Inganno semantico, quello attuato da “Trip”, spacciato per un progetto di cover, dunque album potenzialmente incidentale nella vasta produzione di Kurt Wagner e soci, ma al contrario coinvolgente come una salutare sbornia. E’ in verità dai tempi di “Flotus” che i Lambchop inviano segnali discontinui sulla loro identità artistica, quasi come se volessero invalidare l’opinione corrente di pubblico e critica: non stupisce, infatti, la svolta elettronica delle ultime due opere.
I ritmi glitch e la voce filtrata di Kurt non hanno però depistato i più fedeli e accorti seguaci della band americana, speranzosi che il caratteristico misto di soul e country prima o poi avrebbe ripreso il meritato posto nell’economia sonora dei Lambchop. “Trip” è in fondo tutto questo, ovvero il ripristino di atmosfere e melodie più corali, che allontanano la sensazione che il progetto fosse diventato ormai solo un’esternazione solista di Wagner sotto mentite spoglie.

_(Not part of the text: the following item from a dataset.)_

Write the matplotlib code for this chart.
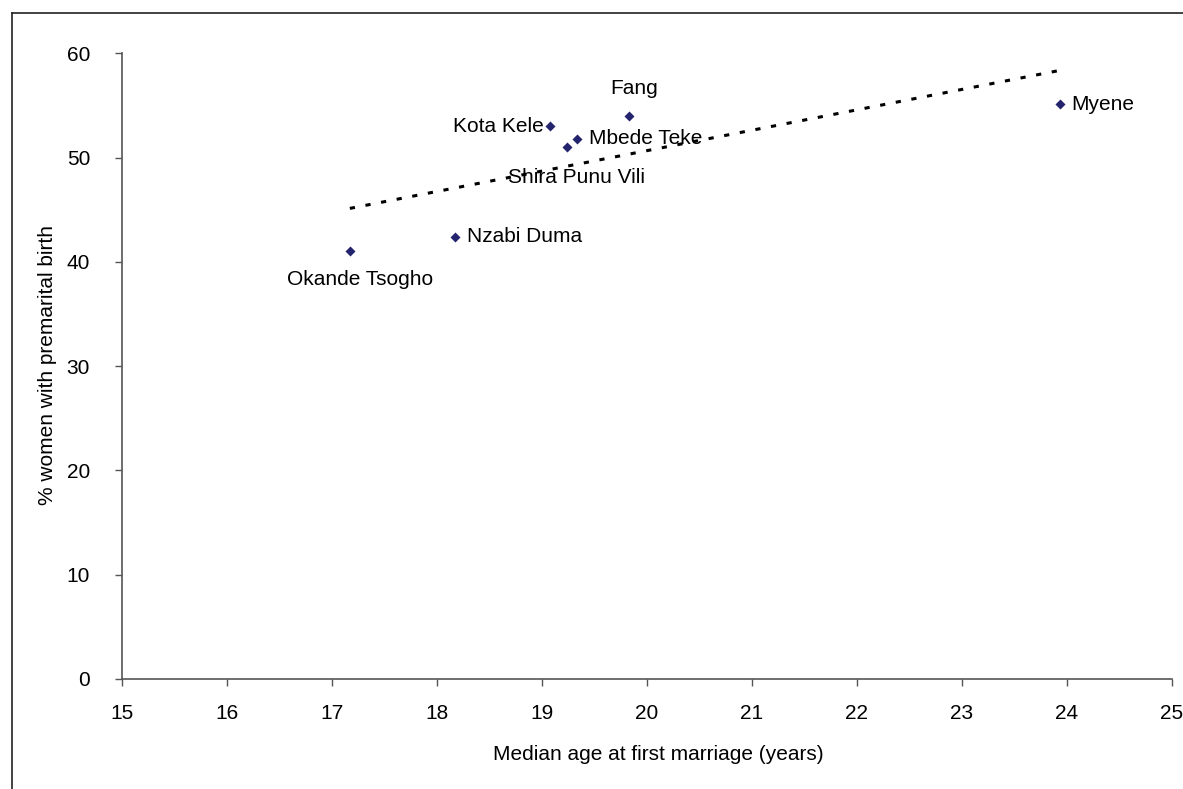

Sei cover, sei canzoni scelte dai vari componenti, con Kurt spettatore e poi infine artefice della scelta di “Weather Blues”, brano scritto da James Mc New degli Yo La Tengo, una ballata malinconica e struggente che il musicista forse custodiva nel cassetto dai tempi di “What Another Man Spills” (album che conteneva un altro brano di Mc New “It’s Not Alright”). Chiusura peraltro perfetta per un disco dai tratti audaci ma non necessariamente innovativi; anzi, è la familiarità stilistica l’elemento che prevale in “Trip”, a partire da “Reservations” dei Wilco, brano scelto da Matthew McCaughan per aprire l’album, e che dopo una rilettura abbastanza fedele sorretta dal piano e dalla voce si incunea in un cupo ambient-noise finemente simile a quel minimalismo orchestrale e jazz di “Mr M”, che purtroppo la band sviluppò in sede live per poi lasciare di nuovo spazio alla contaminazione elettronica.
L’anima soul dei Lambchop trova piena esternazione nella scelta di Andy Stack, un’elegante rilettura di “Golden Lady” di Stevie Wonder, che rende onore al termine cover, conciliando groove di synth e slide guitar con la voce filtrata di Kurt per dar corpo e vita a un’aliena sensualità. Ancora soul nella scelta di Tony Crow, che ripiega su una giocosa “Love Is Here And Now You're Gone” di Holland-Dozier-Holland, una versione a tratti stridente eppure funzionale al percorso artistico della band, caratterizzata da un lieve distacco emotivo nella voce e nelle soluzioni strumentali.
“Trip” è anche il disco dell’amicizia ritrovata: le canzoni scivolano come se fossero la colonna sonora di una serata tra amici trascorsa intorno al fuoco, ricordando i primi amori country-western ("Where Grass Won't Grow" di George Jones, scelta dal sapiente Paul Niehaus) e sfortunate band garage-rock-psych scomparse dopo un solo singolo ufficiale, come i Mirrors di “Shirley”, indicata da Mark Swanson.
Difficile immaginare l’ultimo album dei Lambchop inserito in una qualsiasi lista di fine anno, il fuorviante messaggio di album di cover version forse terrà lontano molti vecchi estimatori della band, peccato perché in “Trip” ci sono segnali di una rinascita e di una ritrovata passione per la musica che non possono essere ignorati e che a breve potrebbero anche regalarci ulteriori sorprese.